** Start Recorded information **
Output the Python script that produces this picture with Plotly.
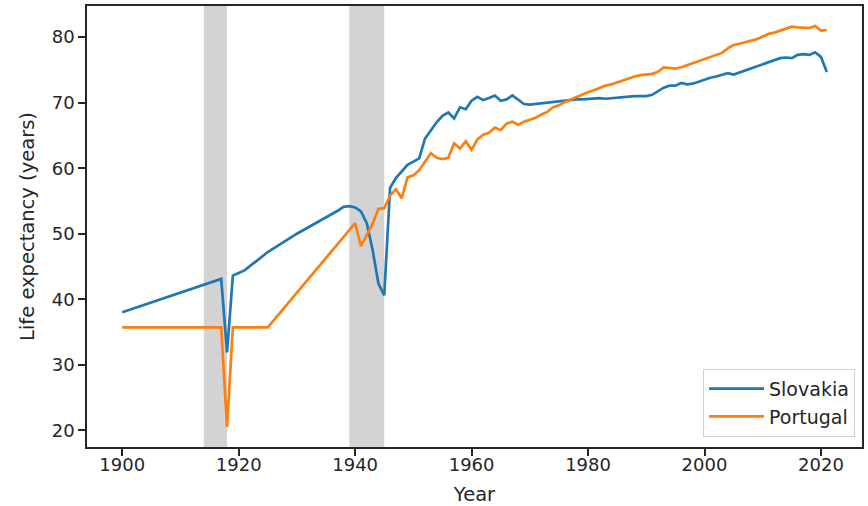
import plotly.graph_objects as go

# Slovakia
sk_years = [1900, 1917, 1918, 1919, 1920, 1921, 1925, 1930, 1937, 1938, 1939, 1940,
            1941, 1942, 1943, 1944, 1945, 1946, 1947, 1948, 1949, 1950, 1951, 1952,
            1953, 1954, 1955, 1956, 1957, 1958, 1959, 1960, 1961, 1962, 1963, 1964,
            1965, 1966, 1967, 1968, 1969, 1970, 1971, 1972, 1973, 1974, 1975, 1976,
            1977, 1978, 1979, 1980, 1981, 1982, 1983, 1984, 1985, 1986, 1987, 1988,
            1989, 1990, 1991, 1992, 1993, 1994, 1995, 1996, 1997, 1998, 1999, 2000,
            2001, 2002, 2003, 2004, 2005, 2006, 2007, 2008, 2009, 2010, 2011, 2012,
            2013, 2014, 2015, 2016, 2017, 2018, 2019, 2020, 2021]
sk_values = [38.0, 43.1, 31.9, 43.6, 44.0, 44.4, 47.2, 50.0, 53.5, 54.1, 54.2, 54.0,
             53.4, 51.6, 47.5, 42.4, 40.6, 57.0, 58.5, 59.5, 60.5, 61.0, 61.5, 64.5,
             65.8, 67.0, 68.0, 68.5, 67.6, 69.3, 69.0, 70.3, 70.9, 70.4, 70.7, 71.1,
             70.3, 70.5, 71.1, 70.4, 69.8, 69.7, 69.8, 70.0, 70.1, 70.2, 70.3, 70.4,
             70.5, 70.5, 70.5, 70.6, 70.6, 70.7, 70.6, 70.7, 70.8, 70.9, 70.9, 71.0,
             71.0, 71.0, 71.2, 71.8, 72.3, 72.6, 72.6, 73.0, 72.8, 72.9, 73.2, 73.6,
             73.8, 74.0, 74.2, 74.5, 74.3, 74.6, 74.9, 75.3, 75.6, 75.9, 76.2, 76.5,
             76.8, 76.9, 76.8, 77.3, 77.4, 77.3, 77.7, 77.0, 74.7]

# Portugal
pt_years = [1900, 1917, 1918, 1919, 1925, 1940, 1941, 1942, 1943, 1944, 1945, 1946,
            1947, 1948, 1949, 1950, 1951, 1952, 1953, 1954, 1955, 1956, 1957, 1958,
            1959, 1960, 1961, 1962, 1963, 1964, 1965, 1966, 1967, 1968, 1969, 1970,
            1971, 1972, 1973, 1974, 1975, 1976, 1977, 1978, 1979, 1980, 1981, 1982,
            1983, 1984, 1985, 1986, 1987, 1988, 1989, 1990, 1991, 1992, 1993, 1994,
            1995, 1996, 1997, 1998, 1999, 2000, 2001, 2002, 2003, 2004, 2005, 2006,
            2007, 2008, 2009, 2010, 2011, 2012, 2013, 2014, 2015, 2016, 2017, 2018,
            2019, 2020, 2021]
pt_values = [35.7, 35.7, 20.5, 35.7, 35.7, 51.6, 48.1, 49.8, 51.5, 53.8, 53.9, 55.8,
             56.8, 55.4, 58.6, 58.9, 59.7, 61.0, 62.3, 61.6, 61.4, 61.6, 63.8, 63.0,
             64.1, 62.8, 64.4, 65.1, 65.4, 66.2, 65.8, 66.8, 67.1, 66.6, 67.1, 67.4,
             67.7, 68.2, 68.6, 69.3, 69.6, 70.1, 70.5, 70.9, 71.2, 71.6, 71.9, 72.3,
             72.6, 72.8, 73.1, 73.4, 73.8, 74.0, 74.2, 74.3, 74.4, 74.7, 75.4, 75.3,
             75.2, 75.4, 75.7, 76.0, 76.3, 76.6, 76.9, 77.3, 77.6, 78.3, 78.8, 79.0,
             79.2, 79.5, 79.7, 80.1, 80.5, 80.7, 81.0, 81.3, 81.6, 81.5, 81.4, 81.4,
             81.7, 81.0, 81.1]

# War periods (shaded)
war_starts = [1914, 1939]
war_ends = [1918, 1945]

x_ticks = [1900, 1920, 1940, 1960, 1980, 2000, 2020]
y_ticks = [20, 30, 40, 50, 60, 70, 80]

fig = go.Figure()
fig.add_trace(go.Scatter(x=sk_years, y=sk_values, mode="lines", name="Slovakia",
                         line=dict(color="#1f77b4", width=2.7)))
fig.add_trace(go.Scatter(x=pt_years, y=pt_values, mode="lines", name="Portugal",
                         line=dict(color="#ff7f0e", width=2.7)))

for s, e in zip(war_starts, war_ends):
    fig.add_shape(type="rect", xref="x", yref="paper", x0=s, x1=e, y0=0, y1=1,
                  fillcolor="#d3d3d3", line=dict(width=0), layer="below")

all_years = sk_years + pt_years
all_vals = sk_values + pt_values
xmin, xmax = min(all_years), max(all_years)
ymin, ymax = min(all_vals), max(all_vals)
xpad = (xmax - xmin) * 0.05
ypad = (ymax - ymin) * 0.05

font = "DejaVu Sans"
axis_common = dict(showgrid=False, zeroline=False, showline=True, mirror=True,
                   linecolor="#262626", linewidth=1.5, ticks="outside", ticklen=7,
                   tickwidth=1.5, tickcolor="#262626", automargin=False,
                   tickfont=dict(family=font, size=18, color="#262626"))
title_font = dict(family=font, size=19.5, color="#262626")
fig.update_layout(
    width=868, height=506,
    margin=dict(l=87, r=6, t=6, b=59),
    plot_bgcolor="white", paper_bgcolor="white",
    font=dict(family=font, size=18, color="#262626"),
    showlegend=True,
    legend=dict(x=0.991, y=0.023, xanchor="right", yanchor="bottom",
                bgcolor="white", bordercolor="#d0d0d0", borderwidth=1,
                font=dict(size=19, family=font, color="#262626"),
                itemwidth=55, tracegroupgap=0),
    xaxis=dict(range=[xmin - xpad, xmax + xpad], tickvals=x_ticks,
               ticklabelstandoff=-6,
               title=dict(text="Year", standoff=14, font=title_font),
               **axis_common),
    yaxis=dict(range=[ymin - ypad, ymax + ypad], tickvals=y_ticks,
               title=dict(text="Life expectancy (years)", standoff=12, font=title_font),
               **axis_common),
)

fig.write_html("out.html", config={"displayModeBar": False},
               post_script="document.body.style.margin='0px';document.body.style.overflow='hidden';")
** End Recorded information **
Given instruction>
Quote the material in full and exactly; do not carry over its pictures.

Answer to this task>
Output the Python script that produces this picture with Plotly.
import plotly.graph_objects as go

# Slovakia
sk_years = [1900, 1917, 1918, 1919, 1920, 1921, 1925, 1930, 1937, 1938, 1939, 1940,
            1941, 1942, 1943, 1944, 1945, 1946, 1947, 1948, 1949, 1950, 1951, 1952,
            1953, 1954, 1955, 1956, 1957, 1958, 1959, 1960, 1961, 1962, 1963, 1964,
            1965, 1966, 1967, 1968, 1969, 1970, 1971, 1972, 1973, 1974, 1975, 1976,
            1977, 1978, 1979, 1980, 1981, 1982, 1983, 1984, 1985, 1986, 1987, 1988,
            1989, 1990, 1991, 1992, 1993, 1994, 1995, 1996, 1997, 1998, 1999, 2000,
            2001, 2002, 2003, 2004, 2005, 2006, 2007, 2008, 2009, 2010, 2011, 2012,
            2013, 2014, 2015, 2016, 2017, 2018, 2019, 2020, 2021]
sk_values = [38.0, 43.1, 31.9, 43.6, 44.0, 44.4, 47.2, 50.0, 53.5, 54.1, 54.2, 54.0,
             53.4, 51.6, 47.5, 42.4, 40.6, 57.0, 58.5, 59.5, 60.5, 61.0, 61.5, 64.5,
             65.8, 67.0, 68.0, 68.5, 67.6, 69.3, 69.0, 70.3, 70.9, 70.4, 70.7, 71.1,
             70.3, 70.5, 71.1, 70.4, 69.8, 69.7, 69.8, 70.0, 70.1, 70.2, 70.3, 70.4,
             70.5, 70.5, 70.5, 70.6, 70.6, 70.7, 70.6, 70.7, 70.8, 70.9, 70.9, 71.0,
             71.0, 71.0, 71.2, 71.8, 72.3, 72.6, 72.6, 73.0, 72.8, 72.9, 73.2, 73.6,
             73.8, 74.0, 74.2, 74.5, 74.3, 74.6, 74.9, 75.3, 75.6, 75.9, 76.2, 76.5,
             76.8, 76.9, 76.8, 77.3, 77.4, 77.3, 77.7, 77.0, 74.7]

# Portugal
pt_years = [1900, 1917, 1918, 1919, 1925, 1940, 1941, 1942, 1943, 1944, 1945, 1946,
            1947, 1948, 1949, 1950, 1951, 1952, 1953, 1954, 1955, 1956, 1957, 1958,
            1959, 1960, 1961, 1962, 1963, 1964, 1965, 1966, 1967, 1968, 1969, 1970,
            1971, 1972, 1973, 1974, 1975, 1976, 1977, 1978, 1979, 1980, 1981, 1982,
            1983, 1984, 1985, 1986, 1987, 1988, 1989, 1990, 1991, 1992, 1993, 1994,
            1995, 1996, 1997, 1998, 1999, 2000, 2001, 2002, 2003, 2004, 2005, 2006,
            2007, 2008, 2009, 2010, 2011, 2012, 2013, 2014, 2015, 2016, 2017, 2018,
            2019, 2020, 2021]
pt_values = [35.7, 35.7, 20.5, 35.7, 35.7, 51.6, 48.1, 49.8, 51.5, 53.8, 53.9, 55.8,
             56.8, 55.4, 58.6, 58.9, 59.7, 61.0, 62.3, 61.6, 61.4, 61.6, 63.8, 63.0,
             64.1, 62.8, 64.4, 65.1, 65.4, 66.2, 65.8, 66.8, 67.1, 66.6, 67.1, 67.4,
             67.7, 68.2, 68.6, 69.3, 69.6, 70.1, 70.5, 70.9, 71.2, 71.6, 71.9, 72.3,
             72.6, 72.8, 73.1, 73.4, 73.8, 74.0, 74.2, 74.3, 74.4, 74.7, 75.4, 75.3,
             75.2, 75.4, 75.7, 76.0, 76.3, 76.6, 76.9, 77.3, 77.6, 78.3, 78.8, 79.0,
             79.2, 79.5, 79.7, 80.1, 80.5, 80.7, 81.0, 81.3, 81.6, 81.5, 81.4, 81.4,
             81.7, 81.0, 81.1]

# War periods (shaded)
war_starts = [1914, 1939]
war_ends = [1918, 1945]

x_ticks = [1900, 1920, 1940, 1960, 1980, 2000, 2020]
y_ticks = [20, 30, 40, 50, 60, 70, 80]

fig = go.Figure()
fig.add_trace(go.Scatter(x=sk_years, y=sk_values, mode="lines", name="Slovakia",
                         line=dict(color="#1f77b4", width=2.7)))
fig.add_trace(go.Scatter(x=pt_years, y=pt_values, mode="lines", name="Portugal",
                         line=dict(color="#ff7f0e", width=2.7)))

for s, e in zip(war_starts, war_ends):
    fig.add_shape(type="rect", xref="x", yref="paper", x0=s, x1=e, y0=0, y1=1,
                  fillcolor="#d3d3d3", line=dict(width=0), layer="below")

all_years = sk_years + pt_years
all_vals = sk_values + pt_values
xmin, xmax = min(all_years), max(all_years)
ymin, ymax = min(all_vals), max(all_vals)
xpad = (xmax - xmin) * 0.05
ypad = (ymax - ymin) * 0.05

font = "DejaVu Sans"
axis_common = dict(showgrid=False, zeroline=False, showline=True, mirror=True,
                   linecolor="#262626", linewidth=1.5, ticks="outside", ticklen=7,
                   tickwidth=1.5, tickcolor="#262626", automargin=False,
                   tickfont=dict(family=font, size=18, color="#262626"))
title_font = dict(family=font, size=19.5, color="#262626")
fig.update_layout(
    width=868, height=506,
    margin=dict(l=87, r=6, t=6, b=59),
    plot_bgcolor="white", paper_bgcolor="white",
    font=dict(family=font, size=18, color="#262626"),
    showlegend=True,
    legend=dict(x=0.991, y=0.023, xanchor="right", yanchor="bottom",
                bgcolor="white", bordercolor="#d0d0d0", borderwidth=1,
                font=dict(size=19, family=font, color="#262626"),
                itemwidth=55, tracegroupgap=0),
    xaxis=dict(range=[xmin - xpad, xmax + xpad], tickvals=x_ticks,
               ticklabelstandoff=-6,
               title=dict(text="Year", standoff=14, font=title_font),
               **axis_common),
    yaxis=dict(range=[ymin - ypad, ymax + ypad], tickvals=y_ticks,
               title=dict(text="Life expectancy (years)", standoff=12, font=title_font),
               **axis_common),
)

fig.write_html("out.html", config={"displayModeBar": False},
               post_script="document.body.style.margin='0px';document.body.style.overflow='hidden';")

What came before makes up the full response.